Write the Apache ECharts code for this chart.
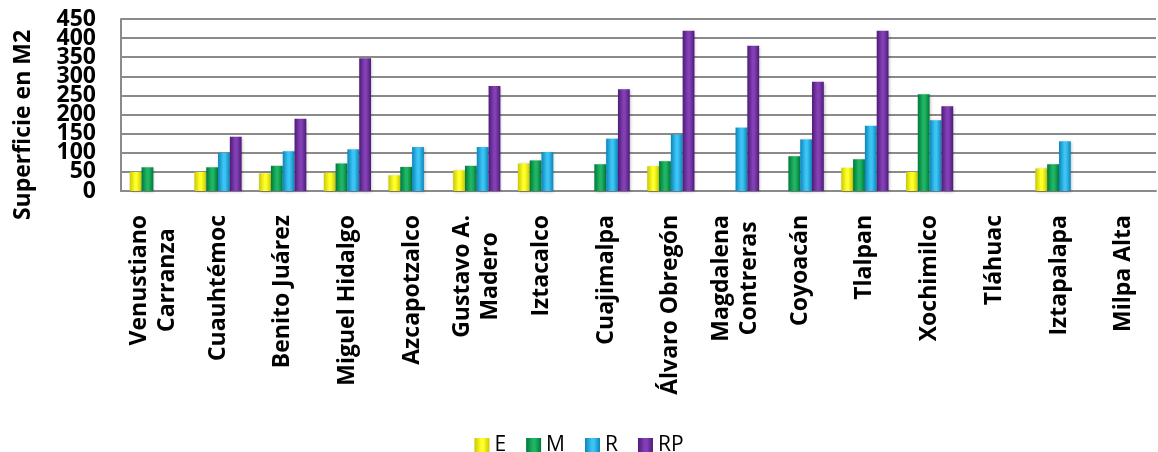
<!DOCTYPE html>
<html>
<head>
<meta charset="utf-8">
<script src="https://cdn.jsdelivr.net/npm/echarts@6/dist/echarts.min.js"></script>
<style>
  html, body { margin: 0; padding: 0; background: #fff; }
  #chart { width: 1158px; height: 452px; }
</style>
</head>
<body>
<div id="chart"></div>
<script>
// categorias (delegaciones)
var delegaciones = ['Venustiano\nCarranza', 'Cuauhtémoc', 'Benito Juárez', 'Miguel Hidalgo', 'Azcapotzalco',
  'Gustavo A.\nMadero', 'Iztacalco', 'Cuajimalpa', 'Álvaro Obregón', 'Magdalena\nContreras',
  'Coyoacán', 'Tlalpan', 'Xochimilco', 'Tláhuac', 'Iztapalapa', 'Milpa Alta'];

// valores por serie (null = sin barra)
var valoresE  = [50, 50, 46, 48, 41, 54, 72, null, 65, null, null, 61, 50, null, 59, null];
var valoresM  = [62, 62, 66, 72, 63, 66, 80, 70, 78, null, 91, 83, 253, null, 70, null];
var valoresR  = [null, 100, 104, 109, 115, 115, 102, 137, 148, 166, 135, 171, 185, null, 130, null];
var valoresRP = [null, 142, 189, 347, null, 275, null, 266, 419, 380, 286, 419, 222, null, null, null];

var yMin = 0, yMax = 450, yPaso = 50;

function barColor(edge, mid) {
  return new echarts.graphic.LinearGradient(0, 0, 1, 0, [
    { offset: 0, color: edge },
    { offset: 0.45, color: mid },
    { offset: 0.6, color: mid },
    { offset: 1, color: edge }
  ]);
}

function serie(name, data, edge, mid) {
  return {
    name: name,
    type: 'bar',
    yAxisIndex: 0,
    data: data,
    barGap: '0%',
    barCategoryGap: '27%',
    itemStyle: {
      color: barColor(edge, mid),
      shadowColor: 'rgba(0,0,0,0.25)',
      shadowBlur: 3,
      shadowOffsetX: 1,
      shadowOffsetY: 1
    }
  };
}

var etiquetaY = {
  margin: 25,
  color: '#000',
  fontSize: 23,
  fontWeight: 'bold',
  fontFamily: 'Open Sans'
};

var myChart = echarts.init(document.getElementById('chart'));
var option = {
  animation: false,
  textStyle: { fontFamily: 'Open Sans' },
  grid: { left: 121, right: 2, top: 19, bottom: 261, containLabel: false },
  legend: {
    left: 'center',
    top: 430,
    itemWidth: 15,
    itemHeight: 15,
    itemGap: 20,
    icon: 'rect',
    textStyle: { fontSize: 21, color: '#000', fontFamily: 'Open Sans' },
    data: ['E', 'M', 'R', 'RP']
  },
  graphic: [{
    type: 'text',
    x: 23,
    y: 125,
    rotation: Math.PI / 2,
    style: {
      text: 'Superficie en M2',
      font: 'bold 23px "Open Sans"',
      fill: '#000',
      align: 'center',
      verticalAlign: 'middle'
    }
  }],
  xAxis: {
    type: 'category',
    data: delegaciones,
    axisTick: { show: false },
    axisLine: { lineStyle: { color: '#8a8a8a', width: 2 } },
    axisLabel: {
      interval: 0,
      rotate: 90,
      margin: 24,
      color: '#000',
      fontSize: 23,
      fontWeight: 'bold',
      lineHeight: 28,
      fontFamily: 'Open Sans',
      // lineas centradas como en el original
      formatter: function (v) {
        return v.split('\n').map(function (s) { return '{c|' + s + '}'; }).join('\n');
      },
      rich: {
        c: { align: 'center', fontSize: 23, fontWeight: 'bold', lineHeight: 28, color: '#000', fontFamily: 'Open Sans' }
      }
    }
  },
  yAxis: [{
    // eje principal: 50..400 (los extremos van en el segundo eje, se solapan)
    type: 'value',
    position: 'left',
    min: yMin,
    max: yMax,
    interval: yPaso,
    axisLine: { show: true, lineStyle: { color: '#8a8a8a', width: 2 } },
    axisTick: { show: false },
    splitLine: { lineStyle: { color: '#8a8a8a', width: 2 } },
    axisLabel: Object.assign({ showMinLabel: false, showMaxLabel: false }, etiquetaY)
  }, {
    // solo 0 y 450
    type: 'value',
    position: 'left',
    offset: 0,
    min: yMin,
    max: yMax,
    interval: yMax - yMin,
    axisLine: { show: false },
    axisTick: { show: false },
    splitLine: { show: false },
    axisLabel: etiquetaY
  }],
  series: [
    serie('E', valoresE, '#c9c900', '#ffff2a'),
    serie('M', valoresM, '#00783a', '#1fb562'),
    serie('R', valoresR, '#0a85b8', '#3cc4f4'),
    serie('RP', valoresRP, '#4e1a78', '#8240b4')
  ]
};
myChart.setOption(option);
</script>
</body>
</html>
==================================================
# SET EXERCISE
Leave the pictures out, and print every line of the listing exactly as written.

# FINAL RESULT
Write the Apache ECharts code for this chart.
<!DOCTYPE html>
<html>
<head>
<meta charset="utf-8">
<script src="https://cdn.jsdelivr.net/npm/echarts@6/dist/echarts.min.js"></script>
<style>
  html, body { margin: 0; padding: 0; background: #fff; }
  #chart { width: 1158px; height: 452px; }
</style>
</head>
<body>
<div id="chart"></div>
<script>
// categorias (delegaciones)
var delegaciones = ['Venustiano\nCarranza', 'Cuauhtémoc', 'Benito Juárez', 'Miguel Hidalgo', 'Azcapotzalco',
  'Gustavo A.\nMadero', 'Iztacalco', 'Cuajimalpa', 'Álvaro Obregón', 'Magdalena\nContreras',
  'Coyoacán', 'Tlalpan', 'Xochimilco', 'Tláhuac', 'Iztapalapa', 'Milpa Alta'];

// valores por serie (null = sin barra)
var valoresE  = [50, 50, 46, 48, 41, 54, 72, null, 65, null, null, 61, 50, null, 59, null];
var valoresM  = [62, 62, 66, 72, 63, 66, 80, 70, 78, null, 91, 83, 253, null, 70, null];
var valoresR  = [null, 100, 104, 109, 115, 115, 102, 137, 148, 166, 135, 171, 185, null, 130, null];
var valoresRP = [null, 142, 189, 347, null, 275, null, 266, 419, 380, 286, 419, 222, null, null, null];

var yMin = 0, yMax = 450, yPaso = 50;

function barColor(edge, mid) {
  return new echarts.graphic.LinearGradient(0, 0, 1, 0, [
    { offset: 0, color: edge },
    { offset: 0.45, color: mid },
    { offset: 0.6, color: mid },
    { offset: 1, color: edge }
  ]);
}

function serie(name, data, edge, mid) {
  return {
    name: name,
    type: 'bar',
    yAxisIndex: 0,
    data: data,
    barGap: '0%',
    barCategoryGap: '27%',
    itemStyle: {
      color: barColor(edge, mid),
      shadowColor: 'rgba(0,0,0,0.25)',
      shadowBlur: 3,
      shadowOffsetX: 1,
      shadowOffsetY: 1
    }
  };
}

var etiquetaY = {
  margin: 25,
  color: '#000',
  fontSize: 23,
  fontWeight: 'bold',
  fontFamily: 'Open Sans'
};

var myChart = echarts.init(document.getElementById('chart'));
var option = {
  animation: false,
  textStyle: { fontFamily: 'Open Sans' },
  grid: { left: 121, right: 2, top: 19, bottom: 261, containLabel: false },
  legend: {
    left: 'center',
    top: 430,
    itemWidth: 15,
    itemHeight: 15,
    itemGap: 20,
    icon: 'rect',
    textStyle: { fontSize: 21, color: '#000', fontFamily: 'Open Sans' },
    data: ['E', 'M', 'R', 'RP']
  },
  graphic: [{
    type: 'text',
    x: 23,
    y: 125,
    rotation: Math.PI / 2,
    style: {
      text: 'Superficie en M2',
      font: 'bold 23px "Open Sans"',
      fill: '#000',
      align: 'center',
      verticalAlign: 'middle'
    }
  }],
  xAxis: {
    type: 'category',
    data: delegaciones,
    axisTick: { show: false },
    axisLine: { lineStyle: { color: '#8a8a8a', width: 2 } },
    axisLabel: {
      interval: 0,
      rotate: 90,
      margin: 24,
      color: '#000',
      fontSize: 23,
      fontWeight: 'bold',
      lineHeight: 28,
      fontFamily: 'Open Sans',
      // lineas centradas como en el original
      formatter: function (v) {
        return v.split('\n').map(function (s) { return '{c|' + s + '}'; }).join('\n');
      },
      rich: {
        c: { align: 'center', fontSize: 23, fontWeight: 'bold', lineHeight: 28, color: '#000', fontFamily: 'Open Sans' }
      }
    }
  },
  yAxis: [{
    // eje principal: 50..400 (los extremos van en el segundo eje, se solapan)
    type: 'value',
    position: 'left',
    min: yMin,
    max: yMax,
    interval: yPaso,
    axisLine: { show: true, lineStyle: { color: '#8a8a8a', width: 2 } },
    axisTick: { show: false },
    splitLine: { lineStyle: { color: '#8a8a8a', width: 2 } },
    axisLabel: Object.assign({ showMinLabel: false, showMaxLabel: false }, etiquetaY)
  }, {
    // solo 0 y 450
    type: 'value',
    position: 'left',
    offset: 0,
    min: yMin,
    max: yMax,
    interval: yMax - yMin,
    axisLine: { show: false },
    axisTick: { show: false },
    splitLine: { show: false },
    axisLabel: etiquetaY
  }],
  series: [
    serie('E', valoresE, '#c9c900', '#ffff2a'),
    serie('M', valoresM, '#00783a', '#1fb562'),
    serie('R', valoresR, '#0a85b8', '#3cc4f4'),
    serie('RP', valoresRP, '#4e1a78', '#8240b4')
  ]
};
myChart.setOption(option);
</script>
</body>
</html>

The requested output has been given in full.